Gelnhausen

Gelnhausen

Gelnhausen, ehemals wichtige Reichsstadt, jetzt Kreisstadt im preuß. Regbez. Kassel, an der Kinzig, Knotenpunkt der Staatsbahnlinien Frankfurt a. M. – Bebra und Gießen-G., 141 m ü. M., liegt am rebenbepflanzten Dietrichsberg, hat alte Mauern, Tore u. Wälle, zwei Vorstädte, eine evangelische und eine kath. Kirche, darunter die schöne, romanische Marienkirche aus dem 13. Jahrh. mit vier Türmen, und eine Synagoge.

Wappen von Gelnhausen.
Wappen von Gelnhausen.

Auf einer Insel der Kinzig steht die Ruine der prächtigen romanischen, angeblich von Friedrich Barbarossa erbauten Kaiserpfalz. Von sonstigen bemerkenswerten alten Gebäuden sind zu nennen: das Rathaus, der alte Fürstenhof (jetzt Sitz der Behörden), der sogen. Hexenturm, der Halbmondturm (jetzt Schießhalle), das Johanniterhaus, der Buttenturm u. a. Die Stadt zählt (1900) 4589 Einw., davon 511 Katholiken und 207 Juden, hat ein Amtsgericht, eine landwirtschaftliche Winterschule, eine Solquelle mit Bad, Reichsbanknebenstelle, betreibt Fabrikation von Gummiwaren, elektrischen Glühlampen und Zinnoxyd, Schuhen, Zigarren, Kaffeesurrogaten, Siegellack und Kautschukstempeln, Gerberei, Orgelbau, eine große elektrotechnische Anstalt, Wein- und Obstbau, Baumschulen und bedeutende Sandsteinbrüche. – Im 12. Jahrh. hatte G. ein eignes Grafengeschlecht, nach dessen Aussterben (um 1155) es an die Hohenstaufen kam. Kaiser Friedrich I. erbaute sich hier die erwähnte Residenz und verlieh dem bei der Burg G. entstandenen Dorf 1169 die Reichsunmittelbarkeit. 1180 wurde auf dem Reichstag zu G. Heinrich dem Löwen Sachsen aberkannt. Karl IV. verpfändete den im 13. Jahrh. zur Stadt erweiterten Ort 1349 an die Grafen von Schwarzburg, die 1435 die Pfandschaft an die Pfalzgrafen bei Rhein und die Grafen von Hanau verkauften.

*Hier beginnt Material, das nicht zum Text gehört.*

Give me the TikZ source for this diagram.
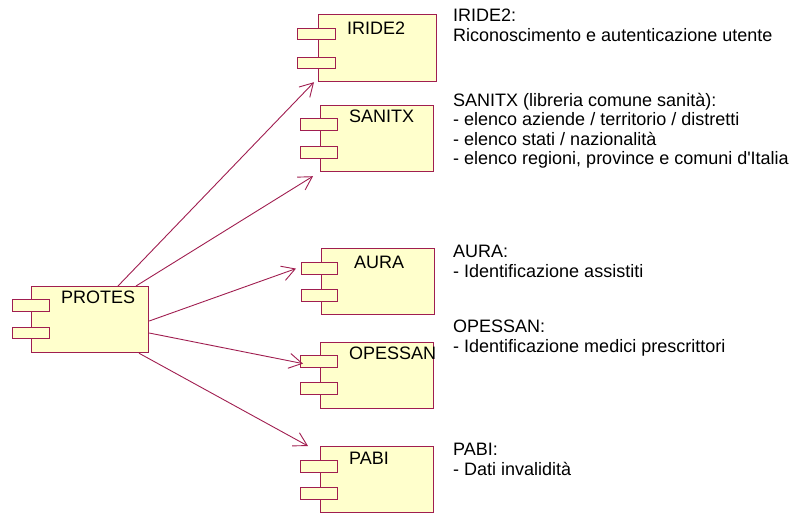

Von da beginnt der Verfall der Stadt, den nachher die Drangsale des Dreißigjährigen Krieges (1634 wurde sie eingeäschert, 1635 fast gänzlich verwüstet) besiegelten. Die Stadt behielt zwar auf den Reichstagen Sitz und Stimme, ihre Reichsfreiheit wurde aber von den Pfandherren bestritten und nicht einmal anerkannt, als das Reichskammergericht sie 1734 für eine Reichsstadt erklärte. Durch das Aussterben der Grafen von Hanan (1736) kam deren Anteil an Hessen-Kassel, das 1746 auch den pfälzischen Teil erkaufte und 1803 G. als Erbeigentum erhielt. 1866 fiel G. mit Kurhessen an Preußen. Die Kaiserpfalz bildete seit 1350 unter dem Namen »Burg G.« eine Ganerbschaft, die noch gegen Ende des 18. Jahrh. den Forstmeistern von G., den Krempen von Freudenstein und den Schelmen von Bergen, einem altadligen Geschlecht, gehörte. Vgl. Euler, Zur Rechtsgeschichte der Reichsstadt G. (Frankf. 1874); »Die Bau- und Kunstdenkmäler im Regierungsbezirk Kassel«, Bd. 1: Kreis G., von L. Bickell (Marb. 1900).